The Minority Leader said at present, perceptions of political alignment undermined confidence in the NDPC’s neutrality.

He said a structured commission should prioritise technical expertise across critical domains, including macroeconomics, public finance, infrastructure engineering, education policy, agriculture, transformation, digital systems, environmental sustainability and industrial strategy.

He submitted that to strengthen legitimacy, appointments to the NDPC, particularly its chair and core technical members, should require supermajority approval in Parliament.

Continuity obligations

On binding medium- to long-term developmental frameworks, Mr Afenyo-Markin said Ghana’s development framework should include structured continuity obligations.

That, he said, did not mean future governments could not innovate, but they must justify deviation transparently within an agreed long-term architecture.

“Development requires time and time requires stability for development to manifest,” he said. 

Fiscal responsibility

On fiscal responsibility being embedded within development planning, he said one of the recurring disruptions in Ghana’s developmental trajectory had been macroeconomic instability.

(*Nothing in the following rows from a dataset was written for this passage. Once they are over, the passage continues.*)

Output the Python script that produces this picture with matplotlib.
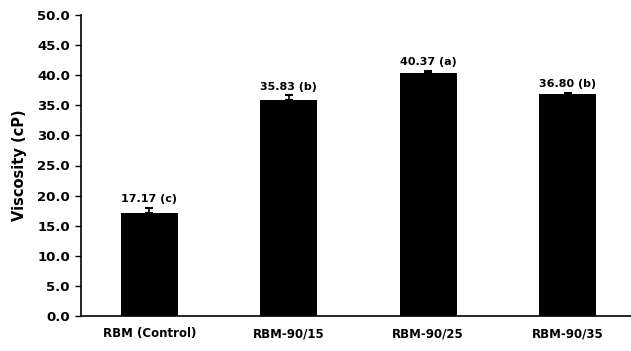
import matplotlib.pyplot as plt
import numpy as np

# viscosity of rice bran milk samples
samples = ['RBM (Control)', 'RBM-90/15', 'RBM-90/25', 'RBM-90/35']
viscosity = [17.17, 35.83, 40.37, 36.80]
std_err = [0.8, 0.8, 0.4, 0.3]
groups = ['c', 'b', 'a', 'b']
yticks = np.arange(0, 50.1, 5)

plt.rcParams['font.family'] = ['DejaVu Sans']

fig = plt.figure(figsize=(6.31, 3.51), dpi=100)
ax = fig.add_axes([81 / 631, 35 / 351, 550 / 631, 301 / 351])

x = np.arange(len(samples))
ax.bar(x, viscosity, width=0.41, color='black', zorder=2)
ax.errorbar(x, viscosity, yerr=[[0] * len(x), std_err], fmt='none',
            ecolor='black', elinewidth=1.2, capsize=3, capthick=1.5, zorder=3)

for xi, v, e, g in zip(x, viscosity, std_err, groups):
    ax.text(xi, v + e + 0.6, f'{v:.2f} ({g})', ha='center', va='bottom',
            fontsize=8, fontweight='bold')

ax.set_xlim(-0.49, 3.455)
ax.set_ylim(0, 50)
ax.set_yticks(yticks)
ax.set_yticklabels([f'{t:.1f}' for t in yticks], fontsize=9.5, fontweight='bold')
ax.set_xticks(x)
ax.set_xticklabels(samples, fontsize=8.5, fontweight='bold')
ax.tick_params(axis='x', length=0, pad=8)
ax.tick_params(axis='y', length=4, width=1, pad=4)
ax.set_ylabel('Viscosity (cP)', fontsize=10.5, fontweight='bold', labelpad=7)

for side in ['top', 'right']:
    ax.spines[side].set_visible(False)
ax.spines['left'].set_linewidth(1.2)
ax.spines['bottom'].set_linewidth(1.2)

fig.savefig('out.png', dpi=100)
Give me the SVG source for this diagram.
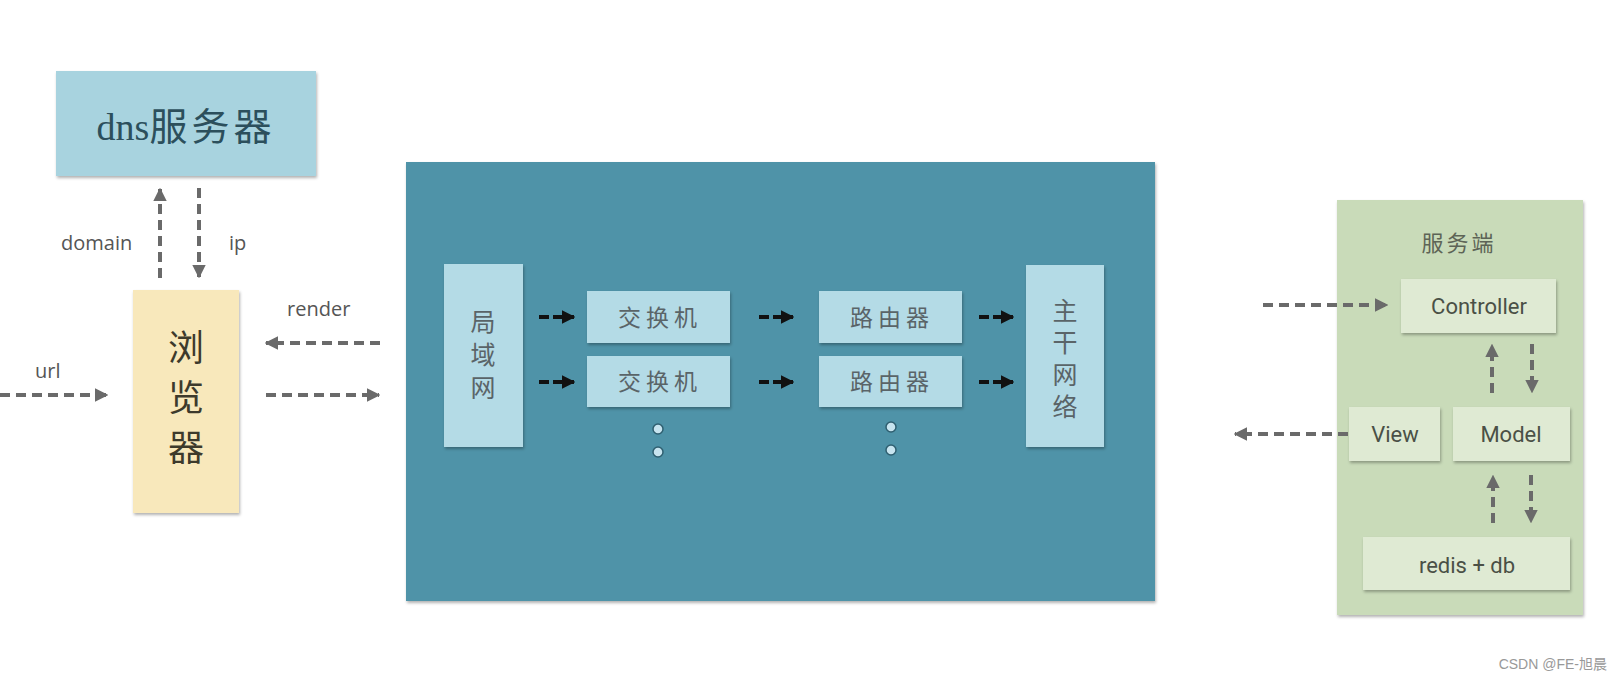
<svg xmlns="http://www.w3.org/2000/svg" width="1622" height="680" viewBox="0 0 1622 680">
<defs>
<filter id="sh" x="-10%" y="-10%" width="130%" height="130%">
<feDropShadow dx="1" dy="2" stdDeviation="1.5" flood-color="#000" flood-opacity="0.3"/>
</filter>
<marker id="ga" viewBox="0 0 10 10" refX="9" refY="5" markerWidth="3.4" markerHeight="3.4" orient="auto" markerUnits="strokeWidth">
<path d="M0,0 L10,5 L0,10 Z" fill="#6a6a6a"/>
</marker>
<marker id="ka" viewBox="0 0 10 10" refX="9" refY="5" markerWidth="3.4" markerHeight="3.4" orient="auto" markerUnits="strokeWidth">
<path d="M0,0 L10,5 L0,10 Z" fill="#111"/>
</marker>
</defs>
<style>
.g{stroke:#6a6a6a;stroke-width:4;fill:none;stroke-dasharray:10 6;marker-end:url(#ga)}
.k{stroke:#111;stroke-width:4;fill:none}
.ka{stroke:#111;stroke-width:4;fill:none;marker-end:url(#ka)}
.lbl{font-family:"Open Sans","Liberation Sans",sans-serif;font-size:20px;fill:#555}
.cn{font-family:"Noto Sans CJK SC",sans-serif;fill:#5a6468}
.vt{writing-mode:vertical-rl;text-anchor:middle}
.pb{fill:#b4dbe6}
.gb{fill:#dfead3}
.en{font-family:"Roboto","Liberation Sans",sans-serif;font-size:22px;fill:#4a5046}
.dot{fill:#c7e4ef;stroke:#2f5f70;stroke-width:1.5}
</style>
<rect width="1622" height="680" fill="#ffffff"/>

<g id="dns">
<rect x="56" y="71" width="260" height="105" fill="#a8d3df" filter="url(#sh)"/>
<text x="186" y="140" text-anchor="middle" font-size="38" fill="#2c4f5c"><tspan font-family="Liberation Serif,serif">dns</tspan><tspan font-family="Noto Sans CJK SC,sans-serif" letter-spacing="4">服务器</tspan></text>
</g>

<g id="browser">
<rect x="133" y="290" width="106" height="223" fill="#f8e8bb" filter="url(#sh)"/>
<text class="cn vt" x="186" y="404" font-size="36" letter-spacing="14" style="fill:#3d3a2c">浏览器</text>
</g>

<g id="network">
<rect x="406" y="162" width="749" height="439" fill="#4f93a8" filter="url(#sh)"/>
</g>

<g id="lan">
<rect x="444" y="264" width="79" height="183" class="pb" filter="url(#sh)"/>
<text class="cn vt" x="483" y="358" font-size="25" letter-spacing="8">局域网</text>
</g>

<g id="switch1">
<rect x="587" y="291" width="143" height="52" class="pb" filter="url(#sh)"/>
<text class="cn" x="660" y="326" font-size="23" text-anchor="middle" letter-spacing="5">交换机</text>
</g>
<g id="switch2">
<rect x="587" y="356" width="143" height="51" class="pb" filter="url(#sh)"/>
<text class="cn" x="660" y="390" font-size="23" text-anchor="middle" letter-spacing="5">交换机</text>
</g>

<g id="router1">
<rect x="819" y="291" width="143" height="52" class="pb" filter="url(#sh)"/>
<text class="cn" x="892" y="326" font-size="23" text-anchor="middle" letter-spacing="5">路由器</text>
</g>
<g id="router2">
<rect x="819" y="356" width="143" height="51" class="pb" filter="url(#sh)"/>
<text class="cn" x="892" y="390" font-size="23" text-anchor="middle" letter-spacing="5">路由器</text>
</g>

<g id="backbone">
<rect x="1026" y="265" width="78" height="182" class="pb" filter="url(#sh)"/>
<text class="cn vt" x="1065" y="362" font-size="25" letter-spacing="7">主干网络</text>
</g>

<g id="dots">
<circle class="dot" cx="658" cy="429" r="5"/>
<circle class="dot" cx="658" cy="452" r="5"/>
<circle class="dot" cx="891" cy="427" r="5"/>
<circle class="dot" cx="891" cy="450" r="5"/>
</g>

<g id="server">
<rect x="1337" y="200" width="246" height="415" fill="#c9dbb9" filter="url(#sh)"/>
<text class="cn" x="1459" y="251" font-size="22" text-anchor="middle" letter-spacing="3" style="fill:#5d6456">服务端</text>
</g>
<g id="controller">
<rect x="1401" y="279" width="155" height="54" class="gb" filter="url(#sh)"/>
<text class="en" x="1479" y="314" text-anchor="middle">Controller</text>
</g>
<g id="view">
<rect x="1349" y="407" width="91" height="54" class="gb" filter="url(#sh)"/>
<text class="en" x="1395" y="442" text-anchor="middle">View</text>
</g>
<g id="model">
<rect x="1453" y="407" width="117" height="54" class="gb" filter="url(#sh)"/>
<text class="en" x="1511" y="442" text-anchor="middle">Model</text>
</g>
<g id="redis">
<rect x="1363" y="537" width="207" height="53" class="gb" filter="url(#sh)"/>
<text class="en" x="1467" y="573" text-anchor="middle">redis + db</text>
</g>

<g id="connectors">
<line class="g" x1="160" y1="278" x2="160" y2="189"/>
<line class="g" x1="199" y1="188" x2="199" y2="277"/>
<line class="g" x1="380" y1="343" x2="266" y2="343"/>
<line class="g" x1="0" y1="395" x2="107" y2="395"/>
<line class="g" x1="266" y1="395" x2="379" y2="395"/>
<line class="g" x1="1263" y1="305" x2="1387" y2="305"/>
<line class="g" x1="1348" y1="434" x2="1235" y2="434"/>
<line class="g" x1="1492" y1="393" x2="1492" y2="345"/>
<line class="g" x1="1532" y1="344" x2="1532" y2="392"/>
<line class="g" x1="1493" y1="523" x2="1493" y2="476"/>
<line class="g" x1="1531" y1="475" x2="1531" y2="522"/>

<line class="k" x1="539" y1="317" x2="549" y2="317"/><line class="ka" x1="553" y1="317" x2="574" y2="317"/>
<line class="k" x1="539" y1="382" x2="549" y2="382"/><line class="ka" x1="553" y1="382" x2="574" y2="382"/>
<line class="k" x1="759" y1="317" x2="769" y2="317"/><line class="ka" x1="773" y1="317" x2="793" y2="317"/>
<line class="k" x1="759" y1="382" x2="769" y2="382"/><line class="ka" x1="773" y1="382" x2="793" y2="382"/>
<line class="k" x1="979" y1="317" x2="989" y2="317"/><line class="ka" x1="993" y1="317" x2="1013" y2="317"/>
<line class="k" x1="979" y1="382" x2="989" y2="382"/><line class="ka" x1="993" y1="382" x2="1013" y2="382"/>
</g>

<g id="labels">
<text class="lbl" x="61" y="250">domain</text>
<text class="lbl" x="229" y="250">ip</text>
<text class="lbl" x="287" y="316">render</text>
<text class="lbl" x="35" y="378">url</text>
</g>

<text x="1607" y="669" text-anchor="end" font-family="Liberation Sans,Noto Sans CJK SC,sans-serif" font-size="14" fill="#999">CSDN @FE-旭晨</text>
</svg>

Planning, he said, could not be divorced from fiscal realism, which is why the NDPC framework should integrate binding fiscal rules, debt sustainability thresholds, expenditure discipline parameters, and medium-term revenue mobilisation strategies into the development architecture. 

“Industrial ambition without debt discipline creates vulnerability and,therefore, development planning must internalise macroeconomic constraints from inception.

Continuity audits

With regard to institutionalisation of policy impact evaluation and continuity audits, he submitted that a reformed NDPC must not merely design plans.

He said the commission must evaluate the plans through rigorous, independent policy impact assessments at defined intervals.

In his view, when administrations changed, structured continuity audits should assess which projects were near completion, economically viable and strategically essential to national development.

“Projects that meet objective criteria should continue irrespective of political origin and this should operationalise Article 35 directive regarding continuity of public projects and project national investment from partisan resets.